Strategic Advice for the Land Investor

  1. Partner with Experts: Do not do this alone. Work with a land use attorney, a civil engineer, and a commercial real estate broker who specializes in land.
  2. Finance Conservatively: Use as much cash as possible. Land loans often require significant down payments (30-50%) and have higher interest rates. The less leverage, the lower your carrying costs and the longer you can hold.
  3. Start Small: Begin with a smaller, simpler parcel to understand the process before scaling up.
  4. Have a Contingency Fund: Budget for entitlement costs and carrying costs to be at least 50% higher than your initial estimate.
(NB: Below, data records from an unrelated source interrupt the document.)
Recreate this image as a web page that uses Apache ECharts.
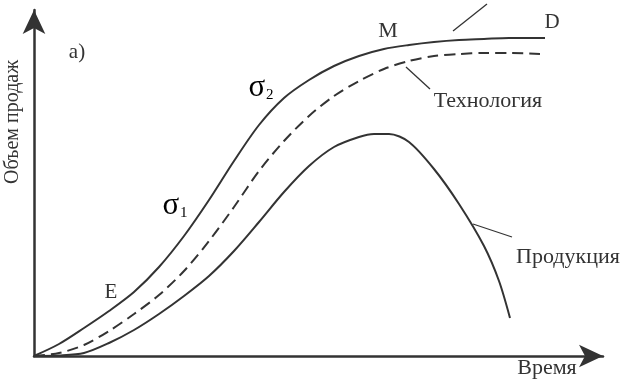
<!DOCTYPE html>
<html>
<head>
<meta charset="utf-8">
<script src="https://cdn.jsdelivr.net/npm/echarts@6/dist/echarts.min.js"></script>
<style>
html,body{margin:0;padding:0;background:#fff;}
#chart{width:625px;height:388px;}
</style>
</head>
<body>
<div id="chart"></div>
<script>
// Curves (arbitrary units: time, sales volume)
var marketX  = [0, 25, 50, 75, 100, 125, 150, 175, 200, 225, 250, 275, 300, 325, 350, 375, 400, 425, 450, 475, 511];
var marketY  = [0, 12, 28, 45, 64, 89, 120, 156, 195, 231, 258, 276, 290, 300, 307, 311, 314, 316, 317, 318, 318];
var techX    = [0, 25, 50, 75, 100, 125, 150, 175, 200, 225, 250, 275, 300, 325, 350, 375, 400, 425, 450, 475, 506];
var techY    = [0, 3, 11, 25, 42, 61, 85, 115, 149, 185, 215, 240, 260, 275, 287, 295, 300, 302, 303, 303, 302];
var productX = [0, 25, 50, 75, 100, 125, 150, 175, 200, 225, 250, 275, 300, 325, 340, 355, 375, 400, 425, 450, 465, 476];
var productY = [0, 0.5, 3, 13, 26, 42, 60, 80, 105, 134, 164, 190, 209, 219, 222, 222, 214, 187, 152, 110, 75, 38];

var xMax = 569, yMax = 346;
var ink = '#333';
var serif = '"Liberation Serif","DejaVu Serif",serif';

function pairs(xs, ys){ return xs.map(function(x,i){ return [x, ys[i]]; }); }

var chart = echarts.init(document.getElementById('chart'), null, {renderer:'canvas'});
chart.setOption({
  backgroundColor:'#ffffff',
  animation:false,
  grid:{left:34, right:22, top:10, bottom:32},
  xAxis:{type:'value', min:0, max:xMax,
    axisLine:{show:true, lineStyle:{color:ink, width:2.5}, symbol:['none','arrow'], symbolSize:[17,24], symbolOffset:[0,0]},
    axisTick:{show:false}, axisLabel:{show:false}, splitLine:{show:false}},
  yAxis:{type:'value', min:0, max:yMax,
    axisLine:{show:true, onZero:false, lineStyle:{color:ink, width:2.5}, symbol:['none','arrow'], symbolSize:[17,24], symbolOffset:[0,0]},
    axisTick:{show:false}, axisLabel:{show:false}, splitLine:{show:false}},
  series:[
    {name:'Рынок', type:'line', data:pairs(marketX, marketY), smooth:0.3, showSymbol:false,
      lineStyle:{color:ink, width:2}},
    {name:'Технология', type:'line', data:pairs(techX, techY), smooth:0.3, showSymbol:false,
      lineStyle:{color:ink, width:2, type:[11,6]}},
    {name:'Продукция', type:'line', data:pairs(productX, productY), smooth:0.3, showSymbol:false,
      lineStyle:{color:ink, width:2}}
  ]
});

// annotations in data coordinates
var texts = [
  {t:'а)', at:[43,304], size:21},
  {t:'E', at:[77,64], size:21},
  {t:'M', at:[354,325], size:22},
  {t:'D', at:[518,334], size:21},
  {t:'Технология', at:[454,255], size:22},
  {t:'Продукция', at:[534,99], size:22},
  {t:'Время', at:[513,-12], size:22}
];
var sigmas = [
  {sub:'1', at:[141,150]},
  {sub:'2', at:[227,268]}
];
var leaders = [
  [[419,325],[453,352]],
  [[372,289],[396,267]],
  [[439,132],[478,119]]
];
var g = [];
texts.forEach(function(o){
  var p = chart.convertToPixel({gridIndex:0}, o.at);
  g.push({type:'text', x:p[0], y:p[1], style:{text:o.t, fill:ink, font:o.size+'px '+serif, align:'center', verticalAlign:'middle'}});
});
sigmas.forEach(function(o){
  var p = chart.convertToPixel({gridIndex:0}, o.at);
  g.push({type:'text', x:p[0], y:p[1], style:{
    text:'{s|σ}{b|'+o.sub+'}', align:'center', verticalAlign:'middle',
    rich:{s:{fontFamily:serif, fontSize:31, color:ink}, b:{fontFamily:serif, fontSize:15, color:ink, padding:[14,0,0,1]}}
  }});
});
leaders.forEach(function(l){
  var a = chart.convertToPixel({gridIndex:0}, l[0]);
  var b = chart.convertToPixel({gridIndex:0}, l[1]);
  g.push({type:'line', shape:{x1:a[0], y1:a[1], x2:b[0], y2:b[1]}, style:{stroke:ink, lineWidth:1.3}});
});
var yl = chart.convertToPixel({gridIndex:0}, [-21,234]);
g.push({type:'text', x:yl[0], y:yl[1], rotation:Math.PI/2, style:{text:'Объем продаж', fill:ink, font:'20px '+serif, align:'center', verticalAlign:'middle'}});
chart.setOption({graphic:g});
</script>
</body>
</html>
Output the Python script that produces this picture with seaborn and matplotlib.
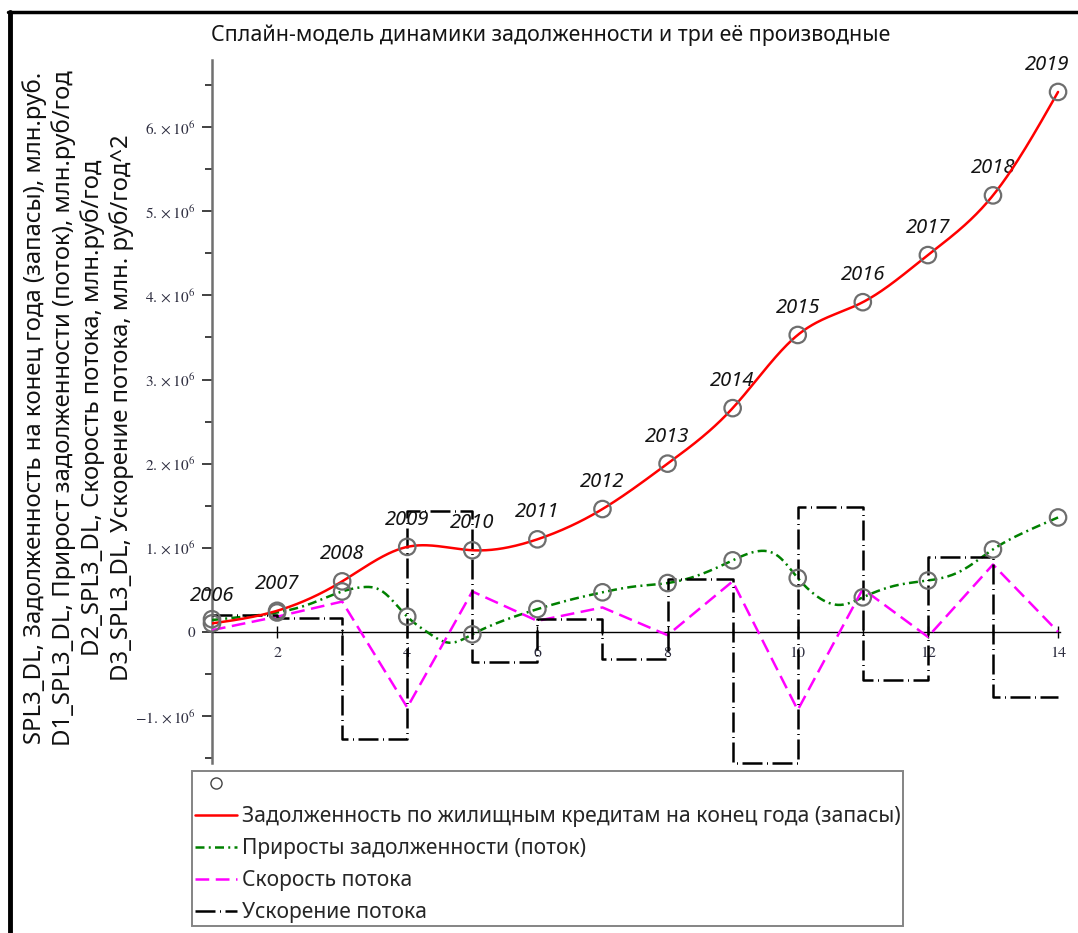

In conclusion, buying and holding land for future development is a sophisticated, high-risk, high-reward strategy that is fundamentally different from buying rental properties. It is a bet on your ability to predict growth, navigate complex government processes, and sustain a long period of negative cash flow. It is not passive investing; it is an active development business in its early stages. For those with the requisite expertise, patience, and capital, it offers a unique opportunity to capture the dramatic value increase that occurs when raw land is transformed into a community. For everyone else, it represents a quick path to significant capital impairment. The difference between success and failure lies in the depth of due diligence and the strength of the financial runway.